Don Mitchell, Cassini science team co-investigator from the Johns
Hopkins University Applied Physics Laboratory (APL) in Laurel, first observed the current connection as a strong “bull’s-eye” emission in the middle of images snapped by the APL-built ion and neutral camera (INCA) on Cassini.
“The ion beam seen by the camera appears at exceptionally high energy, between about 30,000 and 80,000 electron volts, surprising for an interaction with such a small moon,” said Mitchell, co-author of a paper on the research.
This planet-moon connection also happens at Jupiter; Io, Europa and
Ganymede all produces visible auroral footprints.
The ion beam set the stage for APL’s Abigail Rymer, a lead author of the study and a Cassini team scientist, to find evidence of a very strong co-aligned electron beam in Cassini plasma spectrometer data.
“I immediately pulled up the electron data and, sure enough, there was a very strong electron beam propagating away from Saturn toward Enceladus,” said Rymer.
“It was actually a fairly rare opportunity to capture that, since when Cassini flies close to a moon we are generally looking at the moon — not away from it,” added Rymer.

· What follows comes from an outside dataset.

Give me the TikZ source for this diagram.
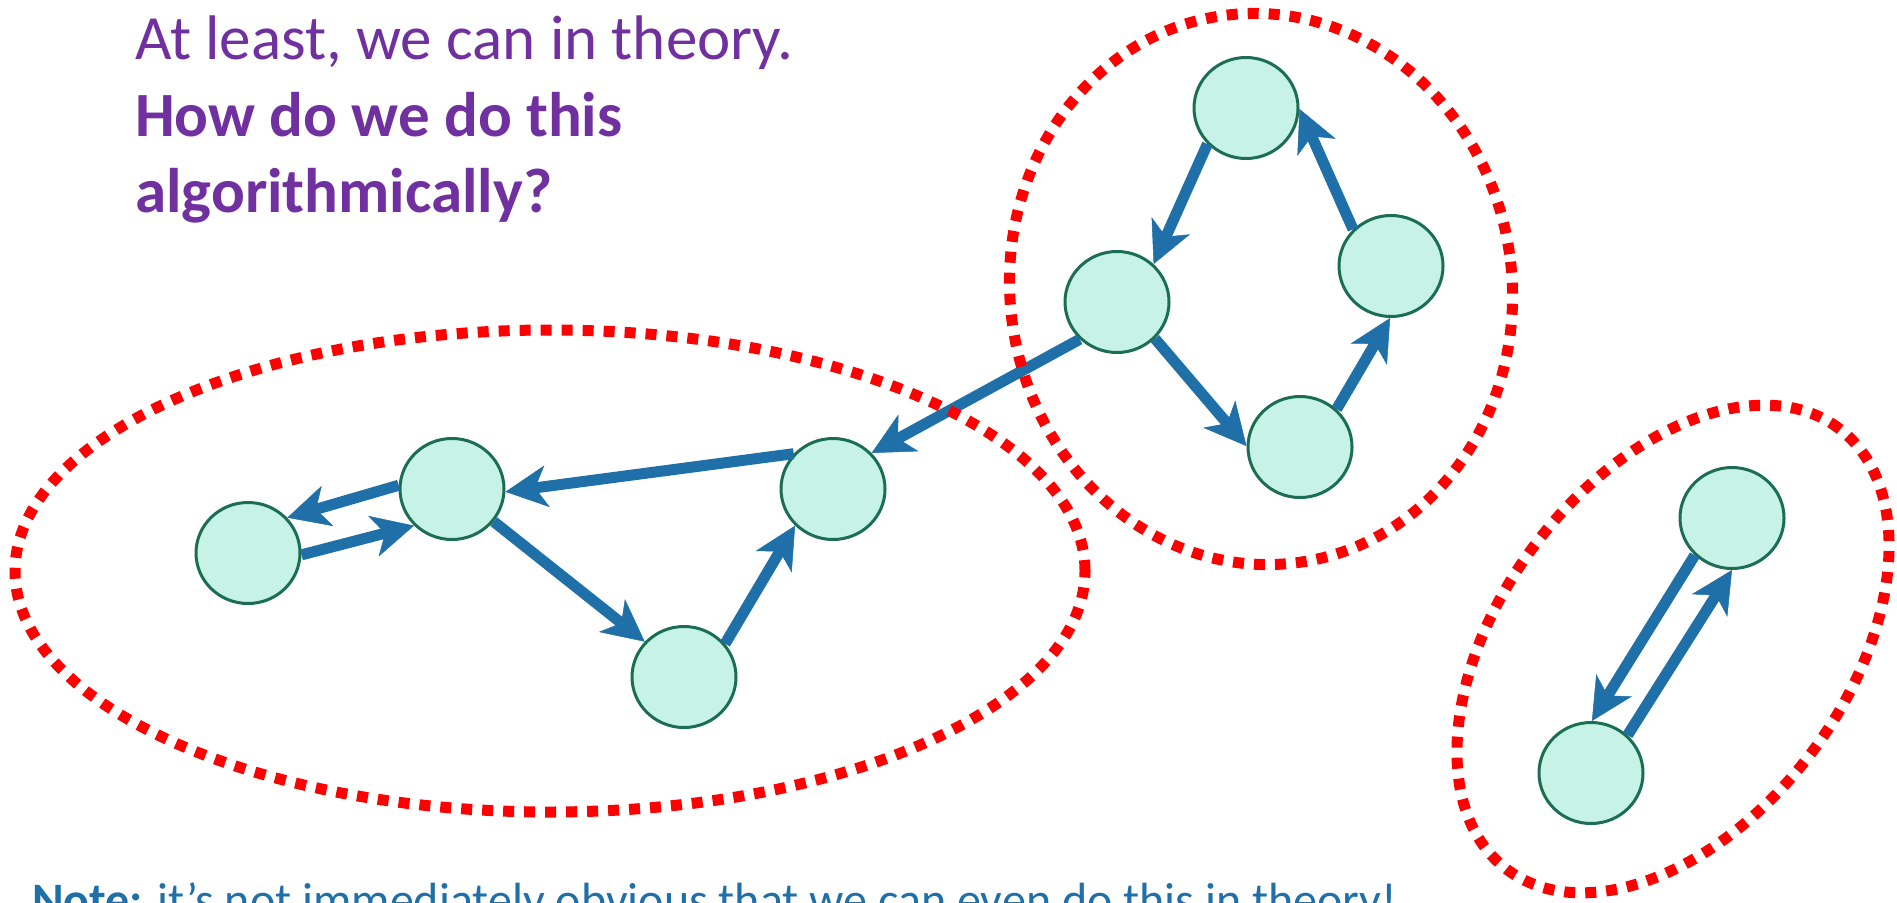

The electrons Rymer discovered were of sufficient energy that they could stimulate an observable auroral output on the planet, a glowing spot formed the same way as the Earth’s northern lights - with electrons precipitating into the ionosphere. At Earth, however, the electrons come from interplanetary space; at Saturn they represent an enormous current system looping through Enceladus all the way back to Saturn, more than 150,000 miles away.
Two weeks after the initial observations, with Cassini flying at higher latitudes, the ultraviolet imaging spectrograph captured three images of Saturn’s ionosphere that included a visible glowing spot at exactly the expected location.